Pour bien des femmes, le relationnel a une importance fondamentale. Elles ont un plus grand besoin de satisfaire tout le monde, craignent davantage les conflits et par conséquent sont plus perfectionnistes et conciliantes. Ce besoin d’être appréciées les rend sans doute plus vulnérables. En effet, elles manquent de confiance en elles-mêmes et en leurs compétences et les hommes adhèrent facilement à cette perception, ce qui entraîne des attentes élevées vis-à-vis des femmes et, chez elles, la peur du jugement.
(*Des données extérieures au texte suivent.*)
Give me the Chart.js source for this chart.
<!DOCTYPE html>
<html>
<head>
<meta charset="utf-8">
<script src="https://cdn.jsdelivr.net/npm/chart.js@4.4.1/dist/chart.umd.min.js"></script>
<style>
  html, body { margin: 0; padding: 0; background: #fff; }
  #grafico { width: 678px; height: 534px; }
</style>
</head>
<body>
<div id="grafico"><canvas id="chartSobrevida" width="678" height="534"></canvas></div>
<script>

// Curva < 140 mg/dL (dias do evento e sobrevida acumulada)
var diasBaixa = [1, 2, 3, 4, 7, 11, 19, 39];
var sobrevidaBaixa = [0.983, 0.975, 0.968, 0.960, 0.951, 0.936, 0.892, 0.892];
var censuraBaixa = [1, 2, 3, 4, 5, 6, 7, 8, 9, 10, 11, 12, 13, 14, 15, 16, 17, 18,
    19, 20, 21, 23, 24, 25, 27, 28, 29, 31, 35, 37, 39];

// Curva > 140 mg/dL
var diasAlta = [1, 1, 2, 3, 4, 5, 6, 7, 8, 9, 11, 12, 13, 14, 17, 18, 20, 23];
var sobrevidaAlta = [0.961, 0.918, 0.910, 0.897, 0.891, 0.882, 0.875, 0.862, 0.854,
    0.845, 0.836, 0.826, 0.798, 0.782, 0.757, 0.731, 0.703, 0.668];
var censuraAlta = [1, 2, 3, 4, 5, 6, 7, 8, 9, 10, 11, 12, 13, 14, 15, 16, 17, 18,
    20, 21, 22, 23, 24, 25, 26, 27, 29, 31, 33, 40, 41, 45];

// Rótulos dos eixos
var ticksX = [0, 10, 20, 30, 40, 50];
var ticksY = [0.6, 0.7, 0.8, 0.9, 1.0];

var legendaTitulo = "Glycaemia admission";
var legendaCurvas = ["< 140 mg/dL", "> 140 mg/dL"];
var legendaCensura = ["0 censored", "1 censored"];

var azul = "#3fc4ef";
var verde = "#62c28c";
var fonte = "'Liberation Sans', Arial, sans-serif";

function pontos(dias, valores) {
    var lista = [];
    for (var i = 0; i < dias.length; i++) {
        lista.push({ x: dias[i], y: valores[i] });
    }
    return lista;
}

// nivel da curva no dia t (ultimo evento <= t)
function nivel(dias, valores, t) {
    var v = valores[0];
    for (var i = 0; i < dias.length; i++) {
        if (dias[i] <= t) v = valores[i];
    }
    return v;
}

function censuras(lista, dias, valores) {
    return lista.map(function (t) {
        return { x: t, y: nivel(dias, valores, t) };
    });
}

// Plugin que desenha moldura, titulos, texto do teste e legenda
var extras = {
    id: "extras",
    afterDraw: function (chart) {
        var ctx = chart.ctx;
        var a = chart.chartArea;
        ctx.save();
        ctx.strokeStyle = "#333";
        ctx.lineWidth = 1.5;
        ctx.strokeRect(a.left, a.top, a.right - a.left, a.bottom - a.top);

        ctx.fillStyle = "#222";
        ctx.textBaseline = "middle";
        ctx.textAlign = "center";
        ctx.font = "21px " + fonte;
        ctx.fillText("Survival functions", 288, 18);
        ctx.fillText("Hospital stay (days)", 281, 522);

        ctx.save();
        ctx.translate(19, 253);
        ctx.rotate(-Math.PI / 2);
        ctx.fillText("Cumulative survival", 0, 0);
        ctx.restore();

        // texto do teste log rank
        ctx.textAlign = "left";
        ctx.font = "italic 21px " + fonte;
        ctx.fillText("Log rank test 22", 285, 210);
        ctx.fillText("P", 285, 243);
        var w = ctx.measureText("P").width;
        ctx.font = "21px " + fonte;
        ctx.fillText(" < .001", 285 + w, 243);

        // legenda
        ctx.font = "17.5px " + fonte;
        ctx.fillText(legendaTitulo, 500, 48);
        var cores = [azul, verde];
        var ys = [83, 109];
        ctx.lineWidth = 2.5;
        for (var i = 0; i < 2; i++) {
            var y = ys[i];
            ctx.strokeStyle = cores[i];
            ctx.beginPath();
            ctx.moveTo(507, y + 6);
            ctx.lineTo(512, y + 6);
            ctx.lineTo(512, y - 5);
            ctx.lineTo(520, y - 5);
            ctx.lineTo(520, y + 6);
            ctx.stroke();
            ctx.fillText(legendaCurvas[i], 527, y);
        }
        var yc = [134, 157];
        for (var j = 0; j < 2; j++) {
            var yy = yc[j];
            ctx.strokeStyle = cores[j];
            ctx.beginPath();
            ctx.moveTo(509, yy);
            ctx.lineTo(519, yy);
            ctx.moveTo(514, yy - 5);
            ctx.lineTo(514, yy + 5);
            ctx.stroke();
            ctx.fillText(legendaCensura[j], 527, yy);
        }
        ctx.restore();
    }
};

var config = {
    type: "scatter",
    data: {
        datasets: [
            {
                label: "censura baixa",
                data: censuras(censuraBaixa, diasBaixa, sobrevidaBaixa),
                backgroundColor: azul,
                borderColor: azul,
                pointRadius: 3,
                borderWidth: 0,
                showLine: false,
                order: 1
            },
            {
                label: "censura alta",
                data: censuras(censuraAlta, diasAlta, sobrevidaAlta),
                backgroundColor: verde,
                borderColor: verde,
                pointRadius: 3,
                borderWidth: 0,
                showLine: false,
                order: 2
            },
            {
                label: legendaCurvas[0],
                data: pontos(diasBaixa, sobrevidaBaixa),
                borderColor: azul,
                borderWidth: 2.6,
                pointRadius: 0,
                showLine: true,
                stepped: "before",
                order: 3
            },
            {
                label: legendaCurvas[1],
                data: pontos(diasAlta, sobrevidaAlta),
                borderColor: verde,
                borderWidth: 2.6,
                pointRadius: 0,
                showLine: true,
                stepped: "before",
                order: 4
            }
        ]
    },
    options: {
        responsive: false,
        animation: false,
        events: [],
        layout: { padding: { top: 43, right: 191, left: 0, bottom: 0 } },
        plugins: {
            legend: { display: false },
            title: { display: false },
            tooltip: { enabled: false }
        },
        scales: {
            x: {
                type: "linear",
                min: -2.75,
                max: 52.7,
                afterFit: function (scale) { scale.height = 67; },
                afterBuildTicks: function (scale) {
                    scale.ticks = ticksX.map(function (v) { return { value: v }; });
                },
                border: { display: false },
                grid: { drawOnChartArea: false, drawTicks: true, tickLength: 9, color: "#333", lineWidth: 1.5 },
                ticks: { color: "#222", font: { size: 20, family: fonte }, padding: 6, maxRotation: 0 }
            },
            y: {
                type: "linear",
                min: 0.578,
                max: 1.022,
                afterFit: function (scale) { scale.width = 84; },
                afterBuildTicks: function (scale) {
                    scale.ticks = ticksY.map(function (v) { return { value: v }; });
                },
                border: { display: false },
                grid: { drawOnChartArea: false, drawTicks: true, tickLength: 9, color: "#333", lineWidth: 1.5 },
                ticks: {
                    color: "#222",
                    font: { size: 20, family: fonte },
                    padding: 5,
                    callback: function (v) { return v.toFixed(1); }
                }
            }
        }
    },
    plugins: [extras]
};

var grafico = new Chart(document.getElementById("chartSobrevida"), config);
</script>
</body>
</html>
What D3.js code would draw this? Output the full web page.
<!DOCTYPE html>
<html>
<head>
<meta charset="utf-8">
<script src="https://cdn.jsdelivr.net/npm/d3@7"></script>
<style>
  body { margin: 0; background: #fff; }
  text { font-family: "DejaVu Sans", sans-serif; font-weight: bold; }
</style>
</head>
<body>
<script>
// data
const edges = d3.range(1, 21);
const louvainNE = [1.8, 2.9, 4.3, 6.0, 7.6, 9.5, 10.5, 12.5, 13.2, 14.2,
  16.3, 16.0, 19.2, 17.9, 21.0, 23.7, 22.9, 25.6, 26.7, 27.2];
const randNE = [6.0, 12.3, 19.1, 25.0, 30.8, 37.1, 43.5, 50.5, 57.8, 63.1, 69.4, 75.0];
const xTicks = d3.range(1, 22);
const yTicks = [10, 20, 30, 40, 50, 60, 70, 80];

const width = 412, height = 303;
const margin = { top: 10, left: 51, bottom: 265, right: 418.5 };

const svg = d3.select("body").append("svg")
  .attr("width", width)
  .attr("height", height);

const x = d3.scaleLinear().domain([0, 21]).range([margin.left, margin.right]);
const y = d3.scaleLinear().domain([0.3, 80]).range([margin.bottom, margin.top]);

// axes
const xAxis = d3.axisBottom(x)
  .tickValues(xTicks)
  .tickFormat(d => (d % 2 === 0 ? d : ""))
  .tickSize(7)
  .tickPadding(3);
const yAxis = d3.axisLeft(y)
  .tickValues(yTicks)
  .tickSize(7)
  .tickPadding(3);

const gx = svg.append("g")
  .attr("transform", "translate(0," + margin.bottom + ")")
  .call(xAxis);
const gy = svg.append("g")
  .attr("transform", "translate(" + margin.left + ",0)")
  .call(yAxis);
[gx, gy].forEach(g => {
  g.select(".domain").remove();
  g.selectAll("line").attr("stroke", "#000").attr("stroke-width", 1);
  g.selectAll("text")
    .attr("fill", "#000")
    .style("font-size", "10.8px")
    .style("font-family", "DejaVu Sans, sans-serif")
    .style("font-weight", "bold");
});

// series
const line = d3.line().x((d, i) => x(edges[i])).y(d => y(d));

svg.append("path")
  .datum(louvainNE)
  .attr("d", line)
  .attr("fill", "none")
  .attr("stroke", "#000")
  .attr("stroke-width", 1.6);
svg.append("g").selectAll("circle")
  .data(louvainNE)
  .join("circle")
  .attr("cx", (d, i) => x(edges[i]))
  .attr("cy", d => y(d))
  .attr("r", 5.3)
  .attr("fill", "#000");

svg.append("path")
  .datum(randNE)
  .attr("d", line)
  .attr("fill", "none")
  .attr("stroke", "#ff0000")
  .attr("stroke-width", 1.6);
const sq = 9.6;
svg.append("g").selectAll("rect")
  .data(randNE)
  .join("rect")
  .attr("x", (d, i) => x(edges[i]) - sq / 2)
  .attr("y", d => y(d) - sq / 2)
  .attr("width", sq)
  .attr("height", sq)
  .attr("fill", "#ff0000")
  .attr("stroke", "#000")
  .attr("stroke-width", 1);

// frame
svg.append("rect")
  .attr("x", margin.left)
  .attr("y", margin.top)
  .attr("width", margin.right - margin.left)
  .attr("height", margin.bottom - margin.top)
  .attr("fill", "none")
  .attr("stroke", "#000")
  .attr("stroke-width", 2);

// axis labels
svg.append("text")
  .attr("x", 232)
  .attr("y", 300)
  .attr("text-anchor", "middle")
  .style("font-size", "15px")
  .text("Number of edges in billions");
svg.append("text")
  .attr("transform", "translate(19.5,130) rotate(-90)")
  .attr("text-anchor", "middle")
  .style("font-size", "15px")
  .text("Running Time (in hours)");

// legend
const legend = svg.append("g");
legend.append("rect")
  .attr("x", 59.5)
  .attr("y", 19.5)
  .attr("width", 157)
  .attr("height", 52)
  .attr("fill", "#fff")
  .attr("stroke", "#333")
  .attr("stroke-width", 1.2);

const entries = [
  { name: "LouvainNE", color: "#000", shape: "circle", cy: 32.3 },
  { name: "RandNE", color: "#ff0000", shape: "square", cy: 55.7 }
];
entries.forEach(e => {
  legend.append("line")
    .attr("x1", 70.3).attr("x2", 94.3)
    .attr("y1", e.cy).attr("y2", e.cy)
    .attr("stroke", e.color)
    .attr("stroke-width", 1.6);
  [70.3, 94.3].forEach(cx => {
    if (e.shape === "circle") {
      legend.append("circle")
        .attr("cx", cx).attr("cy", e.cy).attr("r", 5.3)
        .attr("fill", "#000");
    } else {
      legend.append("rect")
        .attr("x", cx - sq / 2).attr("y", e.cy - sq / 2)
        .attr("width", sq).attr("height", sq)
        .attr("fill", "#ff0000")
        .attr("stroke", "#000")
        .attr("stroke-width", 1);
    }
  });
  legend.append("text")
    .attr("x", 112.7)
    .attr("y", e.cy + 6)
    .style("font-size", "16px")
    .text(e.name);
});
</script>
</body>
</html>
En plus des difficultés avec les rôles d’autorité, la compétition, le manque de solidarité entre pairs, les femmes relèvent aussi de l’agressivité parmi les membres du conseil qui se livrent parfois à de véritables « combats de coqs ». Dans les situations de conflits, certaines ont tendance à endosser spontanément (ou se sentent obligées d’endosser) un rôle de médiatrice, suspendant ainsi leur liberté de parole et leur participation au débat.

La politique autrement

Les femmes affirment retirer beaucoup de leur passage en politique municipale, mais elles entretiennent une certaine distance vis-à-vis des structures politiques formelles. Le pouvoir traditionnel, axé sur la hiérarchie, la compétition, la confrontation, la puissance, correspond moins à leur savoir-faire plutôt orienté vers le partage, la coopération, la solidarité, la justice.

À la politique comme institution, elles préfèrent le politique, c’est-à-dire l’organisation de la vie dans son ensemble, incluant le privé, le public, le payant et le nonpayant, l’affectif et l’intuitif, bref, l’art de vivre ensemble. Ces valeurs ne sont certainement pas exclusives aux femmes ; de nombreux hommes les partagent aussi et les mettent de l’avant. D’autres groupes marginalisés ont aussi du mal à se faire entendre dans les structures actuelles, c’est pourquoi il faut élargir la culture politique de façon à y intégrer le savoir-faire des femmes et des autres groupes marginalisés. Les femmes ne sont pas meilleures, elles sont nécessaires.

  1. Pour consulter le rapport complet : Table de concertation des groupes de femmes du Bas-Saint-Laurent, Réflexion pour le maintien en poste des élues municipales, septembre 2012, www.femmes-bsl.qc.ca.